Evendale faces its future


Village may have to raise taxes to rehab Reading Road corridor

By Liz Oakes
Enquirer staff writer

EVENDALE - After decades of discussion and millions of dollars, this Hamilton County village is nearing a milestone in its effort to revive Reading Road. But the price may be higher taxes.

map The final draft of a yearlong $90,000 study on the village's future will be presented at an open house 6-9 p.m. Tuesday at the Recreation Center, 10500 Reading Road.

The 5.5-square-mile village has been brainstorming for years how to revitalize its main retail thoroughfare, which has declined since development of Interstate 75 began detouring traffic away from once-humming shopping arteries.

Evendale has company: Springfield Township has been promoting redevelopment of Winton Road, and Sharonville has been studying how to revamp Chester Road.

"The future for Evendale is this Reading Road corridor," said Linda Fitzgerald, who handles economic development for the village. "It's the life of the community."

EVENDALE PROPOSALS
Among Evendale's Reading Road draft report recommendations:

• Market the corridor as an "avenue of research" connecting Evendale's medical facilities and the city of Reading's recent growth in biotech.

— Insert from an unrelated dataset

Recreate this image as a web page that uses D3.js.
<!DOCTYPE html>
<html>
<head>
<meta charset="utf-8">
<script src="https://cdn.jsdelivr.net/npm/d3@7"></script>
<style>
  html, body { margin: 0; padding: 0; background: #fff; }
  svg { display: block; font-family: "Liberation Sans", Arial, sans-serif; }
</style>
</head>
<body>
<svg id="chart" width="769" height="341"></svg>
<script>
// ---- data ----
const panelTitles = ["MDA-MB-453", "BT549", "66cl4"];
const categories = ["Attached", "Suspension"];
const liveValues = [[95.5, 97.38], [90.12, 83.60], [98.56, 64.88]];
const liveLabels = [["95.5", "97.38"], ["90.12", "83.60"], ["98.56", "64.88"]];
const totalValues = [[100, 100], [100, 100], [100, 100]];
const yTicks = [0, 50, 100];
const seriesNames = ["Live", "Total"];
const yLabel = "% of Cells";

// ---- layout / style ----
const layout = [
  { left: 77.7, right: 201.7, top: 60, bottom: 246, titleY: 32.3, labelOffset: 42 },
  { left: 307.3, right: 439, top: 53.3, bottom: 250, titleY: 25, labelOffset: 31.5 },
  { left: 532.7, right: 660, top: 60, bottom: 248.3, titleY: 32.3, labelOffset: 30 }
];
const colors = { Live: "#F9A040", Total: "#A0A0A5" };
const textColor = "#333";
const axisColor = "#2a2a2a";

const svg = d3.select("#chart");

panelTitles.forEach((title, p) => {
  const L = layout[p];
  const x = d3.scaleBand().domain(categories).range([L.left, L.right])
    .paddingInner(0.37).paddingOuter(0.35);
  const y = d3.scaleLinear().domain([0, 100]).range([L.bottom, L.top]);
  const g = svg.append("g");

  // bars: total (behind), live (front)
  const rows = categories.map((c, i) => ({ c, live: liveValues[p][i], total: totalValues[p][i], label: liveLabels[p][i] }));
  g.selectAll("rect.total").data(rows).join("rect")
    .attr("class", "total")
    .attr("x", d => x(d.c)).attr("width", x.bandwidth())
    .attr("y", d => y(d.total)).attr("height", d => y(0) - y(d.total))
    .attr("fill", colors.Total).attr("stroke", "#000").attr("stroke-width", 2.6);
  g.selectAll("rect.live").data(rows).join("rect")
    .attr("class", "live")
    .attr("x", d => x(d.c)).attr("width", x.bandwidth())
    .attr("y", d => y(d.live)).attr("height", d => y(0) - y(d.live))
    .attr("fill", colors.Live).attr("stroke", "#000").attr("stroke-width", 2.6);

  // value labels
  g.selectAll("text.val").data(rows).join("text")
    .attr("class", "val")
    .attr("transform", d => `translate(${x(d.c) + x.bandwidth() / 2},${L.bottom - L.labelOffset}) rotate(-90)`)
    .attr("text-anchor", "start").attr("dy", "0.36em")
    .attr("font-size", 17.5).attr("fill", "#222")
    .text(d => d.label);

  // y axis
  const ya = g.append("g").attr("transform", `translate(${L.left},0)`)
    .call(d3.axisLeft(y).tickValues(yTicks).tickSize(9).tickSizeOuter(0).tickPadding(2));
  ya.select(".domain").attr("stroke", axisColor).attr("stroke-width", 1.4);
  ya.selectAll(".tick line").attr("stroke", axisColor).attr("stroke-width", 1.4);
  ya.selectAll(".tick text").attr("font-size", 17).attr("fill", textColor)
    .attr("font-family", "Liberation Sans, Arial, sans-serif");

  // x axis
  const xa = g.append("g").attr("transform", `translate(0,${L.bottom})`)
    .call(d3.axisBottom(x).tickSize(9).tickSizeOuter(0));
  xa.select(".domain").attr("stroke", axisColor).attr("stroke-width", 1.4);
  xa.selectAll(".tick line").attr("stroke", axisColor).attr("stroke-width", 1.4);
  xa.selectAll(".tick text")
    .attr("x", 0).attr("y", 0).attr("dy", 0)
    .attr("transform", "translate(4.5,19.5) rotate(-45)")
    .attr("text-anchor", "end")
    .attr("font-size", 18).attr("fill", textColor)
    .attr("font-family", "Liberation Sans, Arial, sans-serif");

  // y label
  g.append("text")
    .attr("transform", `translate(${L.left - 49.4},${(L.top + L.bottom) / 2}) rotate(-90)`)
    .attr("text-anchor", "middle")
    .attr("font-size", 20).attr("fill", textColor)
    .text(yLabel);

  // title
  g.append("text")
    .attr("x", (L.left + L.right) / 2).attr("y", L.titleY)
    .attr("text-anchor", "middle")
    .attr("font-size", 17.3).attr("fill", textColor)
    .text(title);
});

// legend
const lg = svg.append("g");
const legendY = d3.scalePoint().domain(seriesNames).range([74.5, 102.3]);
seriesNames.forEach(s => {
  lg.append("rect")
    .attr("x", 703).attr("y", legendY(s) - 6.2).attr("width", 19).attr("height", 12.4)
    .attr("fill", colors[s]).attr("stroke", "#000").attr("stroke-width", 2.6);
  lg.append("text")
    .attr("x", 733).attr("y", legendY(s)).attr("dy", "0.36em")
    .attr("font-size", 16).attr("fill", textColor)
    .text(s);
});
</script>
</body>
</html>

• Consider a wetlands "banking program" to permit development in the flood plains.

• Encourage Jewish Hospital, Sports Plus and Cincinnati State Technical and Community College to expand.

• Create a storm water utility.

Evendale held a public meeting in February to gather comment on the plan. After Tuesday's open house, the report goes next month before the planning commission, and then village council.

This 2,989-population village, 14 miles northeast of Cincinnati, has one of the highest median household incomes in the county. At $127,875 as of last year, annual household income is 39 percent higher than that of Blue Ash, its most affluent neighbor, according to the revitalization study.

Evendale began the year with a $14 million surplus, but George Snyder, Evendale's chief fiscal and accounting officer, is projecting a shortfall of $2.9 million for this year's budget.

Over the past six years, the village has spent $5.75 million on 23 acres of deteriorating or vacant Reading Road properties, including three motels, an abandoned gas station, an auto detailing shop and a former lawn furniture store.

"You can't continue to spend $3 million a year and expect (the reserves) to go very far," Snyder said.

One question is, who will pay for the more than $6 million estimated cost to add four water fountains and other upgrades to the corridor.

The reports suggests, among other options, re-instating a village property tax, increasing Evendale's income tax from 0.9 percent to 1 percent, and creating an admissions tax.

Village Council will consider raising the income tax next month, and vote on a proposed 3.34-mill property tax in September.

Flooding a concern

Some residents say they wouldn't mind paying higher taxes as long as they capitalize on Evendale's neighborhood feel, not make it a large-scale shopping "destination."

Lisa Toney, who's lived in the village five years, said she would like to see specialty shops and upscale restaurants, not big chain stores brought in.

"Friday nights, we go out to dinner," said Toney, 43. "But my money is going to some other place."

A major worry for some is flooding. An 80-acre strip of vacant land the village is considering re-zoning from office research to commercial borders the Mill Creek.

The report calls the farmland critical to redeveloping the corridor as the only location for a large "family-style" center combining retail and office in the heart of the village.

The village has tried to take stock of Reading Road before.

An urban renewal study adopted in 2001 declared some parcels along the corridor "blighted," a designation some property owners resented.

"It didn't go over well," said Jack Cameron, assistant to Mayor Don Apking. "This is another attempt to get Reading Road moved along."

Residents agree that's important, as long as it's done right. "It's a nice little community, and I would like to keep it that way," Toney said.